> Material shown
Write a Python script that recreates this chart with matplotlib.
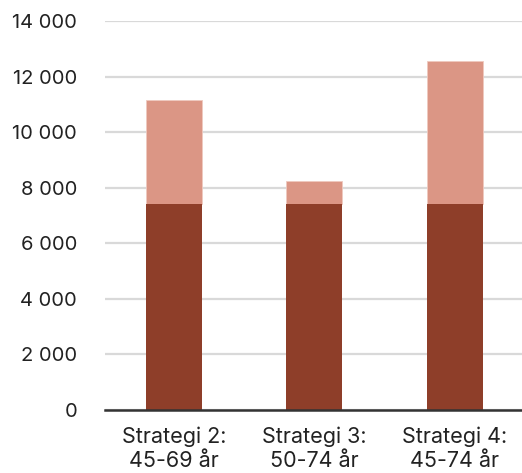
import matplotlib
matplotlib.use("Agg")
from matplotlib import pyplot as plt
from matplotlib.ticker import FuncFormatter

categories = ['Strategi 2:\n45-69 år', 'Strategi 3:\n50-74 år', 'Strategi 4:\n45-74 år']
base = [7430, 7430, 7430]
extra = [3730, 800, 5120]

dark = '#8E3E29'
light = '#DB9685'

plt.rcParams['font.family'] = ['Inter', 'DejaVu Sans']

fig = plt.figure(figsize=(5.22, 4.73), dpi=100)
ax = fig.add_axes([105 / 522, 1 - 410 / 473, 1 - 105 / 522, (410 - 21) / 473])

x = range(len(categories))
ax.bar(x, base, width=0.4, color=dark, linewidth=0, zorder=3)
ax.bar(x, extra, bottom=base, width=0.4, color=light, edgecolor='#efc9bf', linewidth=0.6, zorder=2.9)

ax.set_xlim(-0.49, 2.48)
ax.set_ylim(0, 14000)
ax.set_yticks(range(0, 14001, 2000))
ax.yaxis.set_major_formatter(FuncFormatter(lambda v, p: f'{int(v):,}'.replace(',', ' ')))
ax.set_xticks(list(x))
ax.set_xticklabels(categories)

ax.grid(axis='y', color='#d9d9d9', linewidth=1.6, zorder=0)
for s in ['top', 'right', 'left']:
    ax.spines[s].set_visible(False)
ax.spines['bottom'].set_color('#333333')
ax.spines['bottom'].set_linewidth(1.8)
ax.spines['bottom'].set_zorder(4)
ax.tick_params(axis='both', length=0, colors='#222222')
ax.tick_params(axis='y', pad=20, labelsize=14.5)
ax.tick_params(axis='x', pad=12, labelsize=15.5)
for lbl in ax.get_xticklabels():
    lbl.set_linespacing(1.25)

fig.savefig('out.png', dpi=100)
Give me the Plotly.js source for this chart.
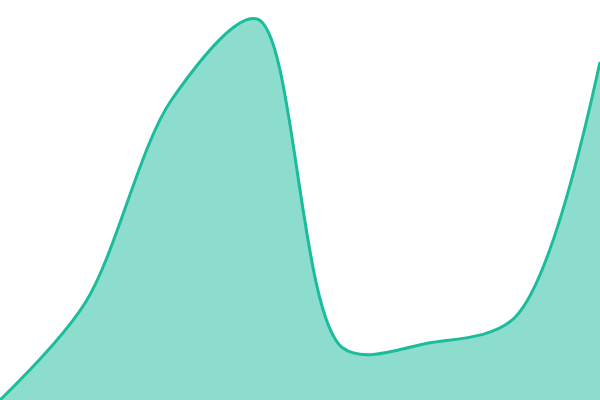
<!DOCTYPE html>
<html>
<head>
<meta charset="utf-8">
<script src="https://cdn.plot.ly/plotly-3.0.1.min.js"></script>
<style>
  html, body { margin: 0; padding: 0; background: #fff; }
  #chart { width: 600px; height: 400px; }
</style>
</head>
<body>
<div id="chart"></div>
<script>
// points sit evenly across the width
var steps = [0, 1, 2, 3, 4, 5, 6, 7];
var values = [0, 98, 300, 381, 52, 57, 82, 338];

var trace = {
  x: steps,
  y: values,
  type: 'scatter',
  mode: 'lines',
  fill: 'tozeroy',
  fillcolor: 'rgba(26,188,156,0.5)',
  line: { color: '#1abc9c', width: 3, shape: 'spline', smoothing: 0.9 },
  hoverinfo: 'none'
};

var layout = {
  width: 600,
  height: 400,
  margin: { l: 0, r: 0, t: 0, b: 0 },
  paper_bgcolor: '#fff',
  plot_bgcolor: '#fff',
  showlegend: false,
  xaxis: { range: [0, 7], visible: false, fixedrange: true },
  yaxis: { range: [0, 400], visible: false, fixedrange: true }
};

Plotly.newPlot('chart', [trace], layout, { displayModeBar: false, staticPlot: true });
</script>
</body>
</html>
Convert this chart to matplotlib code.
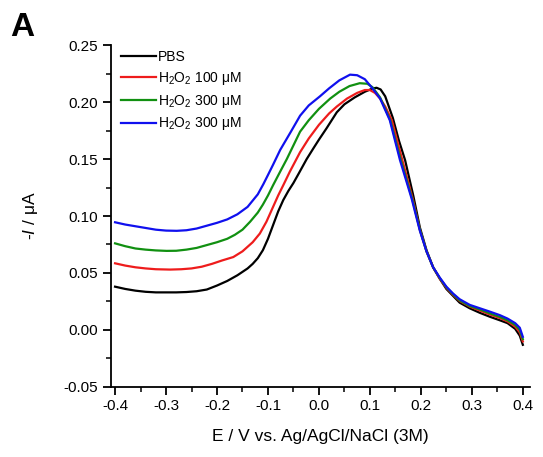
import matplotlib
matplotlib.use("Agg")
import matplotlib.pyplot as plt
from matplotlib.ticker import MultipleLocator

plt.rcParams['font.family'] = ['Liberation Sans', 'DejaVu Sans']
plt.rcParams['mathtext.fontset'] = 'custom'
plt.rcParams['mathtext.rm'] = 'Liberation Sans'
plt.rcParams['mathtext.it'] = 'Liberation Sans:italic'

# ---- data ----
pbs_E = [-0.4, -0.38, -0.36, -0.34, -0.32, -0.30, -0.28, -0.26, -0.24, -0.22, -0.20, -0.18,
         -0.16, -0.14, -0.13, -0.12, -0.11, -0.10, -0.09, -0.08, -0.07, -0.06, -0.05, -0.04,
         -0.024, -0.01, 0.0, 0.015, 0.035, 0.05, 0.07, 0.09, 0.105, 0.113, 0.121, 0.13, 0.145,
         0.157, 0.169, 0.185, 0.198, 0.211, 0.224, 0.237, 0.25, 0.263, 0.276, 0.296, 0.316,
         0.336, 0.355, 0.37, 0.385, 0.394, 0.4]
pbs_I = [0.038, 0.036, 0.0345, 0.0335, 0.033, 0.033, 0.033, 0.0333, 0.034, 0.0355, 0.039, 0.043,
         0.048, 0.054, 0.058, 0.063, 0.070, 0.080, 0.092, 0.104, 0.114, 0.122, 0.129, 0.137,
         0.150, 0.160, 0.167, 0.177, 0.191, 0.198, 0.204, 0.209, 0.2118, 0.2125, 0.211, 0.205, 0.186,
         0.166, 0.149, 0.118, 0.090, 0.070, 0.055, 0.045, 0.036, 0.030, 0.024, 0.019, 0.015,
         0.0115, 0.0085, 0.006, 0.001, -0.005, -0.013]

h100_E = [-0.4, -0.38, -0.36, -0.34, -0.32, -0.292, -0.27, -0.25, -0.23, -0.21, -0.19, -0.168,
          -0.15, -0.13, -0.116, -0.103, -0.09, -0.08, -0.07, -0.057, -0.037, -0.02, 0.0, 0.02,
          0.035, 0.055, 0.075, 0.09, 0.1, 0.11, 0.12, 0.13, 0.143, 0.163, 0.184, 0.198, 0.211,
          0.224, 0.237, 0.25, 0.263, 0.276, 0.296, 0.316, 0.336, 0.355, 0.37, 0.385, 0.394, 0.4]
h100_I = [0.0585, 0.0565, 0.055, 0.054, 0.0533, 0.053, 0.0533, 0.054, 0.0555, 0.058, 0.061, 0.064,
          0.069, 0.077, 0.0846, 0.095, 0.108, 0.118, 0.127, 0.139, 0.156, 0.168, 0.180, 0.190,
          0.196, 0.203, 0.208, 0.2105, 0.2105, 0.208, 0.203, 0.196, 0.184, 0.150, 0.115, 0.088, 0.069,
          0.055, 0.045, 0.037, 0.031, 0.0255, 0.0205, 0.017, 0.0135, 0.0105, 0.0075, 0.003, -0.002,
          -0.010]

h300a_E = [-0.4, -0.38, -0.36, -0.34, -0.32, -0.299, -0.28, -0.26, -0.24, -0.22, -0.2, -0.18,
           -0.165, -0.15, -0.135, -0.12, -0.11, -0.10, -0.09, -0.076, -0.063, -0.05, -0.037, -0.02,
           0.0, 0.022, 0.04, 0.06, 0.08, 0.095, 0.105, 0.12, 0.14, 0.16, 0.183, 0.198, 0.211, 0.224,
           0.237, 0.25, 0.263, 0.276, 0.296, 0.316, 0.336, 0.355, 0.37, 0.385, 0.394, 0.4]
h300a_I = [0.076, 0.0735, 0.0715, 0.0705, 0.0698, 0.0694, 0.0695, 0.0705, 0.072, 0.0745, 0.077, 0.080,
           0.0835, 0.088, 0.095, 0.103, 0.110, 0.118, 0.127, 0.139, 0.150, 0.162, 0.174, 0.184,
           0.194, 0.203, 0.209, 0.214, 0.2165, 0.216, 0.213, 0.204, 0.184, 0.150, 0.115, 0.088, 0.069,
           0.055, 0.0455, 0.0375, 0.0315, 0.026, 0.021, 0.018, 0.0145, 0.0115, 0.0085, 0.0045, 0.000,
           -0.008]

h300b_E = [-0.4, -0.38, -0.36, -0.34, -0.32, -0.30, -0.279, -0.26, -0.24, -0.22, -0.20, -0.18,
           -0.16, -0.14, -0.12, -0.109, -0.10, -0.09, -0.076, -0.055, -0.037, -0.02, 0.002, 0.02,
           0.04, 0.061, 0.075, 0.09, 0.105, 0.12, 0.139, 0.159, 0.182, 0.198, 0.211, 0.224, 0.237,
           0.25, 0.263, 0.276, 0.296, 0.316, 0.336, 0.355, 0.37, 0.385, 0.394, 0.4]
h300b_I = [0.0945, 0.0925, 0.091, 0.0895, 0.088, 0.0872, 0.087, 0.0875, 0.089, 0.0915, 0.094, 0.097,
           0.1015, 0.108, 0.119, 0.128, 0.136, 0.145, 0.158, 0.174, 0.188, 0.197, 0.205, 0.212,
           0.219, 0.224, 0.2235, 0.220, 0.212, 0.203, 0.184, 0.149, 0.115, 0.087, 0.069, 0.055, 0.046,
           0.038, 0.032, 0.027, 0.022, 0.019, 0.016, 0.013, 0.010, 0.006, 0.002, -0.006]

labels = ['PBS', r'H$_2$O$_2$ 100 μM', r'H$_2$O$_2$ 300 μM', r'H$_2$O$_2$ 300 μM']
colors = ['black', '#ee1c1c', '#119011', '#1010ee']

xticks = [-0.4, -0.3, -0.2, -0.1, 0.0, 0.1, 0.2, 0.3, 0.4]
yticks = [-0.05, 0.00, 0.05, 0.10, 0.15, 0.20, 0.25]

fig = plt.figure(figsize=(5.43, 4.57), dpi=100)
ax = fig.add_axes([0.2044, 0.1532, 0.7716, 0.7483])

series = [(pbs_E, pbs_I), (h100_E, h100_I), (h300a_E, h300a_I), (h300b_E, h300b_I)]
for (E, I), lab, c in zip(series, labels, colors):
    ax.plot(E, I, color=c, lw=1.6, label=lab, solid_joinstyle='round')

ax.set_xlim(-0.408, 0.414)
ax.set_ylim(-0.05, 0.25)
ax.set_xticks(xticks)
ax.set_xticklabels([f"{v:.1f}" for v in xticks])
ax.set_yticks(yticks)
ax.set_yticklabels([f"{v:.2f}" for v in yticks])
ax.xaxis.set_minor_locator(MultipleLocator(0.05))
ax.yaxis.set_minor_locator(MultipleLocator(0.025))

for s in ['top', 'right']:
    ax.spines[s].set_visible(False)
for s in ['left', 'bottom']:
    ax.spines[s].set_linewidth(1.3)
ax.tick_params(which='major', direction='out', length=6, width=1.3, labelsize=11, pad=3)
ax.tick_params(which='minor', direction='out', length=3.5, width=1.1)

ax.set_xlabel('E / V vs. Ag/AgCl/NaCl (3M)', fontsize=12.5, labelpad=11)
ax.set_ylabel(r'-$\mathit{I}$ / μA', fontsize=12.5, labelpad=17)

leg = ax.legend(loc='upper left', bbox_to_anchor=(0.005, 1.01), frameon=False, fontsize=10,
                handlelength=2.5, handletextpad=0.15, labelspacing=0.42, borderaxespad=0.2)

fig.text(0.018, 0.922, 'A', fontsize=24, fontweight='bold')

fig.savefig('out.png', dpi=100)
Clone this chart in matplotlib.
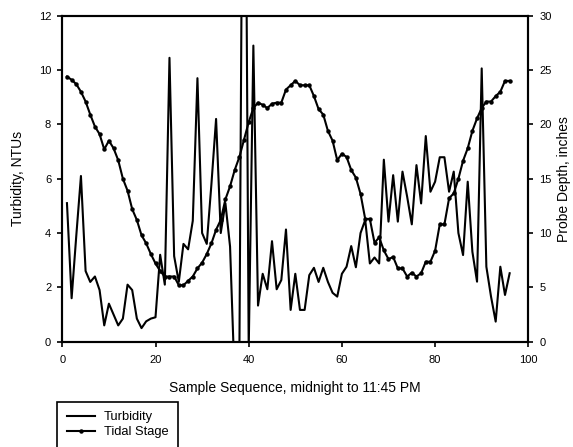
import matplotlib
matplotlib.use("Agg")
import matplotlib.pyplot as plt
import numpy as np

plt.rcParams["font.family"] = ["Liberation Sans", "DejaVu Sans"]

# ── Dados (96 amostras, 15 em 15 min) ─────────────────────────────────────────
sample = np.arange(1, 97)

turbidity = [
    5.1, 1.6, 3.9, 6.1, 2.6, 2.2, 2.4, 1.9, 0.6, 1.4,
    1.0, 0.6, 0.85, 2.1, 1.9, 0.85, 0.5, 0.75, 0.85, 0.9,
    3.2, 2.1, 10.45, 3.15, 2.2, 3.6, 3.4, 4.45, 9.7, 4.0,
    3.6, 5.8, 8.2, 4.0, 5.1, 3.5, -1.5, -0.5, 28.0, -0.3,
    10.9, 1.33, 2.5, 1.93, 3.7, 1.93, 2.27, 4.13, 1.17, 2.5,
    1.17, 1.17, 2.45, 2.72, 2.2, 2.72, 2.2, 1.8, 1.66, 2.5,
    2.76, 3.52, 2.74, 4.0, 4.48, 2.88, 3.1, 2.88, 6.7, 4.42,
    6.13, 4.42, 6.26, 5.34, 4.32, 6.5, 5.09, 7.57, 5.52, 5.89,
    6.79, 6.79, 5.52, 6.26, 4.0, 3.19, 5.89, 3.31, 2.21, 10.06,
    2.76, 1.66, 0.74, 2.76, 1.72, 2.52,
]

tidal = [
    24.4, 24.1, 23.7, 23.0, 22.1, 20.9, 19.8, 19.1, 17.7, 18.5,
    17.8, 16.7, 15.0, 13.9, 12.2, 11.2, 9.8, 9.05, 8.07, 7.2,
    6.5, 6.0, 6.0, 6.0, 5.2, 5.2, 5.6, 6.0, 6.75, 7.27,
    8.07, 9.05, 10.3, 11.2, 13.1, 14.3, 15.8, 17.0, 18.6, 20.2,
    21.5, 22.0, 21.8, 21.5, 21.9, 22.0, 22.0, 23.2, 23.6, 24.0,
    23.6, 23.6, 23.6, 22.6, 21.4, 20.9, 19.4, 18.5, 16.7, 17.3,
    17.0, 15.8, 15.1, 13.6, 11.3, 11.3, 9.1, 9.6, 8.4, 7.6,
    7.8, 6.75, 6.75, 6.0, 6.35, 6.0, 6.3, 7.36, 7.36, 8.37,
    10.8, 10.8, 13.2, 13.65, 15.0, 16.65, 17.8, 19.4, 20.55, 21.5,
    22.1, 22.1, 22.6, 23.0, 24.0, 24.0,
]

# ── Figura ────────────────────────────────────────────────────────────────────
W, H = 573, 447
fig = plt.figure(figsize=(W / 100, H / 100), dpi=100, facecolor="white")
ax = fig.add_axes([62.3 / W, 1 - 341.7 / H, 466 / W, 326 / H])
ax2 = ax.twinx()

l1, = ax.plot(sample, turbidity, color="black", lw=1.5, label="Turbidity")
l2, = ax2.plot(sample, tidal, color="black", lw=1.5, marker="o", ms=2.2,
               label="Tidal Stage")

ax.set_xlim(0, 100)
ax.set_ylim(0, 12)
ax2.set_ylim(0, 30)
ax.set_xticks(np.arange(0, 101, 20))
ax.set_yticks(np.arange(0, 13, 2))
ax2.set_yticks(np.arange(0, 31, 5))

for a in (ax, ax2):
    for sp in a.spines.values():
        sp.set_linewidth(1.5)
        sp.set_color("black")
    a.tick_params(direction="out", length=3.5, width=1.2, labelsize=8,
                  pad=4.5, colors="black")
ax.tick_params(axis="x", pad=6)

ax.set_xlabel("Sample Sequence, midnight to 11:45 PM", fontsize=10)
ax.xaxis.set_label_coords(0.5, -0.143)
ax.xaxis.label.set_va("center")

ax.set_ylabel("Turbidity, NTUs", fontsize=10)
ax.yaxis.set_label_coords(-0.094, 0.5)
ax.yaxis.label.set_va("center")

ax2.set_ylabel("Probe Depth, inches", fontsize=10, rotation=90)
ax2.yaxis.set_label_coords(1.077, 0.5)
ax2.yaxis.label.set_va("center")

# ── Legenda (parte de baixo fica fora da figura) ──────────────────────────────
leg = fig.legend(handles=[l1, l2], loc="upper left",
                 bbox_to_anchor=(57.3 / W, 1 - 401.7 / H),
                 bbox_transform=fig.transFigure,
                 fontsize=9.3, numpoints=1, handlelength=2.2,
                 handletextpad=0.65, labelspacing=0.2, borderpad=0.75,
                 borderaxespad=0, fancybox=False, framealpha=1,
                 edgecolor="black")
leg.get_frame().set_linewidth(1.2)

fig.savefig("out.png", dpi=100, facecolor="white")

> Goal
From the material above, gather all lines that include the string "chart" and copy them.

> Solution below
Write a Python script that recreates this chart with matplotlib.
Give me the Plotly.js source for this chart.
  #chart { width: 600px; height: 400px; }
<div id="chart"></div>
Plotly.newPlot('chart', [trace], layout, { displayModeBar: false, staticPlot: true });
Convert this chart to matplotlib code.
Clone this chart in matplotlib.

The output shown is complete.